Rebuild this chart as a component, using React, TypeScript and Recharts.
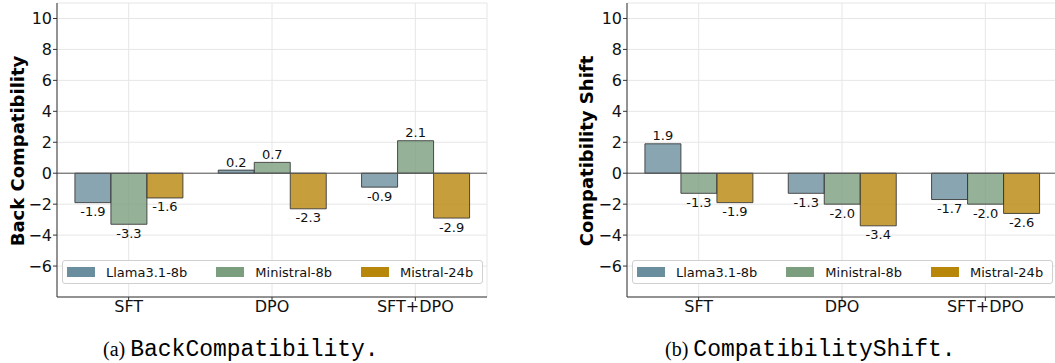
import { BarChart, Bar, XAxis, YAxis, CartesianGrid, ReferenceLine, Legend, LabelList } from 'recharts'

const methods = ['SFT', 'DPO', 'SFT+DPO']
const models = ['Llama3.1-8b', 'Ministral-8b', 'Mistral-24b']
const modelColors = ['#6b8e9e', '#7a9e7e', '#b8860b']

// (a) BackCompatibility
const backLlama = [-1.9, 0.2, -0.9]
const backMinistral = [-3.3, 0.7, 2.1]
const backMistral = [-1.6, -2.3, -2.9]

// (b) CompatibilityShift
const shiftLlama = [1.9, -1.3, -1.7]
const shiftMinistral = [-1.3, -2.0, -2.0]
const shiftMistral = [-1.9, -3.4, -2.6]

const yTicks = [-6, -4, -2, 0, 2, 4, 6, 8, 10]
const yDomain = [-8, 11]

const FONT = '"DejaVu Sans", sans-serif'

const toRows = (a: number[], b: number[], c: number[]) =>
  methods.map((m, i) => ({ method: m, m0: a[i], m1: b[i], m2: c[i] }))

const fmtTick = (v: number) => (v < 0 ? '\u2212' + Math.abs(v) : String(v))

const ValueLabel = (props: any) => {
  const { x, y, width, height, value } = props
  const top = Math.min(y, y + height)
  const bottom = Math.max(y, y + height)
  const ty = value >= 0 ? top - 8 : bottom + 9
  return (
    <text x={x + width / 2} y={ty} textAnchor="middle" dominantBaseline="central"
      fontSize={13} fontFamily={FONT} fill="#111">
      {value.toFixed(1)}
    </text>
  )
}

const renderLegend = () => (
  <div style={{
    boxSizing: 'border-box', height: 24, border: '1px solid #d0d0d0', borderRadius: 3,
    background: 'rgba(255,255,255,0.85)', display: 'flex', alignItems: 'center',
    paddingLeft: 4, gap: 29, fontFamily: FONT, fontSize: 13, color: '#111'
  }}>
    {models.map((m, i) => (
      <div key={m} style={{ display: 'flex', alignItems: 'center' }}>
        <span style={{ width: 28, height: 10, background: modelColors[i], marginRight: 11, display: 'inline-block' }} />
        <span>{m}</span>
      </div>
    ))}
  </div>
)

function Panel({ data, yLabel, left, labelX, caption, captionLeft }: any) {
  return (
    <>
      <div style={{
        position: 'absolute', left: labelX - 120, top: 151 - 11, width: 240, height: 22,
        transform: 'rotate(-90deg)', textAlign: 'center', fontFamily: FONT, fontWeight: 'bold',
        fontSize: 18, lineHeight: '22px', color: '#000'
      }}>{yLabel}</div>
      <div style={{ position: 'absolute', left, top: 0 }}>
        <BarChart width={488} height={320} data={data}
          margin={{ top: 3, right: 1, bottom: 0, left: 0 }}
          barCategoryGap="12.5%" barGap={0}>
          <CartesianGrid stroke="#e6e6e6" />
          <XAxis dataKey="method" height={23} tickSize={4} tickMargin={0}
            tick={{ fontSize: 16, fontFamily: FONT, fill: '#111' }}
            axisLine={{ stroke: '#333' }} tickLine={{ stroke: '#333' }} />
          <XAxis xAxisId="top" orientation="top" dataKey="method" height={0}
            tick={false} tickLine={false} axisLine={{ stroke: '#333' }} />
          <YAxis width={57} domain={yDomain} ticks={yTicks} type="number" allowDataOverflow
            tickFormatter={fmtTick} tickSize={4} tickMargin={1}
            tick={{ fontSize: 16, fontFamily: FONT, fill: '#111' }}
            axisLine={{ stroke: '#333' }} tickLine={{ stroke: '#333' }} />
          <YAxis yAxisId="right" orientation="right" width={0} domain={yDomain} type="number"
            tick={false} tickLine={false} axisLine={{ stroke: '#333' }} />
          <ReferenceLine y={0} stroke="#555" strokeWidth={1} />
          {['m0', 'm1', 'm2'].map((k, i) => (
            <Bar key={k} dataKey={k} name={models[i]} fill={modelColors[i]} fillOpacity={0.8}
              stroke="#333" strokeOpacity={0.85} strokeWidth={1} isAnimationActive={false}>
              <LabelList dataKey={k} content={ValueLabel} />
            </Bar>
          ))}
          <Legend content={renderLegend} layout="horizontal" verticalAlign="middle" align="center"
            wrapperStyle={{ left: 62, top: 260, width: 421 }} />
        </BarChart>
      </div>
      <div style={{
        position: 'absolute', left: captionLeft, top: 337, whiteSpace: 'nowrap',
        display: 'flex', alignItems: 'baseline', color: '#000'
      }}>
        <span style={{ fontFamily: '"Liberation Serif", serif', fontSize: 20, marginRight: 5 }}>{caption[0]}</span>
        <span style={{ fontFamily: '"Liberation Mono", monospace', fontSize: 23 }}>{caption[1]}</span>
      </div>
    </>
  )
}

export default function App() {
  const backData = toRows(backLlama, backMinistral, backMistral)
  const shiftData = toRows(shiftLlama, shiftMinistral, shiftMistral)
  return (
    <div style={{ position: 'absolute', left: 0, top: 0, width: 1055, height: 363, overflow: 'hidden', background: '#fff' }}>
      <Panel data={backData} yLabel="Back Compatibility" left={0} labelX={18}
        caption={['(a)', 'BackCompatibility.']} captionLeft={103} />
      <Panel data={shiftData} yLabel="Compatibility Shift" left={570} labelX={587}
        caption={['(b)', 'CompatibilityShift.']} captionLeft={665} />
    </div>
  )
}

········

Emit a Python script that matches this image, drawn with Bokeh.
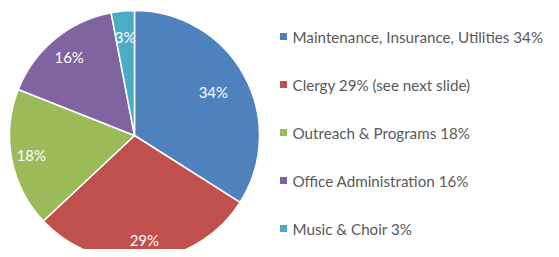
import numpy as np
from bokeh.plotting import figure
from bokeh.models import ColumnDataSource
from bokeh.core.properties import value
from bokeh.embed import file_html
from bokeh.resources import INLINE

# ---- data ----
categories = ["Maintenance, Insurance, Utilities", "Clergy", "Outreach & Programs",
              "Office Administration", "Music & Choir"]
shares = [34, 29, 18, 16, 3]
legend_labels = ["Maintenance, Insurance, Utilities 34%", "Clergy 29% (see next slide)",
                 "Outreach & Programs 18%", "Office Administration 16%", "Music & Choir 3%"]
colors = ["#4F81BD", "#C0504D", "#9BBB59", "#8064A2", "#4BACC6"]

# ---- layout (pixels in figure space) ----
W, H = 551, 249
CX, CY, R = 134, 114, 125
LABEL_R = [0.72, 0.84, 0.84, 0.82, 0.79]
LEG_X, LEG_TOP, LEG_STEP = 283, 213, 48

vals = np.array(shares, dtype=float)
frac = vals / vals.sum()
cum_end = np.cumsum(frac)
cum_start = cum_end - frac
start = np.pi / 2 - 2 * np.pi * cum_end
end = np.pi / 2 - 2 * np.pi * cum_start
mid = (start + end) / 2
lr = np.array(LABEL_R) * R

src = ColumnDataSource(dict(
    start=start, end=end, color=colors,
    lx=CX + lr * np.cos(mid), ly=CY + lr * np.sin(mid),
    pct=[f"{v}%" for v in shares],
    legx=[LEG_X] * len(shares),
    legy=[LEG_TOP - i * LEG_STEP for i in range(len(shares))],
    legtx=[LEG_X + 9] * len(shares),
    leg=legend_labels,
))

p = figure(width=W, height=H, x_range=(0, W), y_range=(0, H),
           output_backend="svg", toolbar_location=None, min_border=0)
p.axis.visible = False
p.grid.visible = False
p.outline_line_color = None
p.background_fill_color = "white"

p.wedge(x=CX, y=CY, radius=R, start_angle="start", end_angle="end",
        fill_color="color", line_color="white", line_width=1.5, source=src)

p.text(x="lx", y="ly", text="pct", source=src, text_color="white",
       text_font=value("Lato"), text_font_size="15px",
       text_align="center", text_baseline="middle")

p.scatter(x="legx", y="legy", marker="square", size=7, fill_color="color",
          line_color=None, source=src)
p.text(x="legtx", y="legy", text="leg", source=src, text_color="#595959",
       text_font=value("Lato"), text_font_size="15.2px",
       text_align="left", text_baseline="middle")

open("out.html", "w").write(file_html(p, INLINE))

········

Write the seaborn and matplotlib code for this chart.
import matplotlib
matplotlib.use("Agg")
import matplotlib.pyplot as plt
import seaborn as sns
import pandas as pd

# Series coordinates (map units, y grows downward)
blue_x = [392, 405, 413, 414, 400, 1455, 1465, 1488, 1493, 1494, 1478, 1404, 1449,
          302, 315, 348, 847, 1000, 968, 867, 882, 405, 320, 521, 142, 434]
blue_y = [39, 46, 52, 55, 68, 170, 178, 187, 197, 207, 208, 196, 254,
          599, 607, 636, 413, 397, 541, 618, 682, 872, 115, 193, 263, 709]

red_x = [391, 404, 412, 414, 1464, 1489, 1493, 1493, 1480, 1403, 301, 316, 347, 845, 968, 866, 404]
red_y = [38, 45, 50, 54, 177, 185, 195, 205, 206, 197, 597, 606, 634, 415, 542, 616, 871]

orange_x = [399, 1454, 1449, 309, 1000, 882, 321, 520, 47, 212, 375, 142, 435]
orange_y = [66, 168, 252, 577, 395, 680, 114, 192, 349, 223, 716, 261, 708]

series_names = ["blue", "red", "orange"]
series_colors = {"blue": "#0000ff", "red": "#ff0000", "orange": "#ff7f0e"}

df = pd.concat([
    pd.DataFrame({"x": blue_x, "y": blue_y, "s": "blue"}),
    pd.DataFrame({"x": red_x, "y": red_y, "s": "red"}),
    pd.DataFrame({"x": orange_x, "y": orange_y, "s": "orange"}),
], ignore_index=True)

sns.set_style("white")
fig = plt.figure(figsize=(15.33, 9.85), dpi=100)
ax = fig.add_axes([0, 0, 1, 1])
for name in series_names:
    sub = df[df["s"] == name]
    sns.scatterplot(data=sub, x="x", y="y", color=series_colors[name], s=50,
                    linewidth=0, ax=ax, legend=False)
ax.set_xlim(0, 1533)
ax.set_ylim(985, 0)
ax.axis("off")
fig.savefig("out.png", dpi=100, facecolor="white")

········

→ **Task details**
Extract from the material above the stretch running from the line containing "Rebuild this chart" through the line containing "const modelColors = ['#6b8e9e', '#7a9e7e', '#b8860b']". Keep the text exact and the pictures out.

→ **Worked solution**
Rebuild this chart as a component, using React, TypeScript and Recharts.
import { BarChart, Bar, XAxis, YAxis, CartesianGrid, ReferenceLine, Legend, LabelList } from 'recharts'

const methods = ['SFT', 'DPO', 'SFT+DPO']
const models = ['Llama3.1-8b', 'Ministral-8b', 'Mistral-24b']
const modelColors = ['#6b8e9e', '#7a9e7e', '#b8860b']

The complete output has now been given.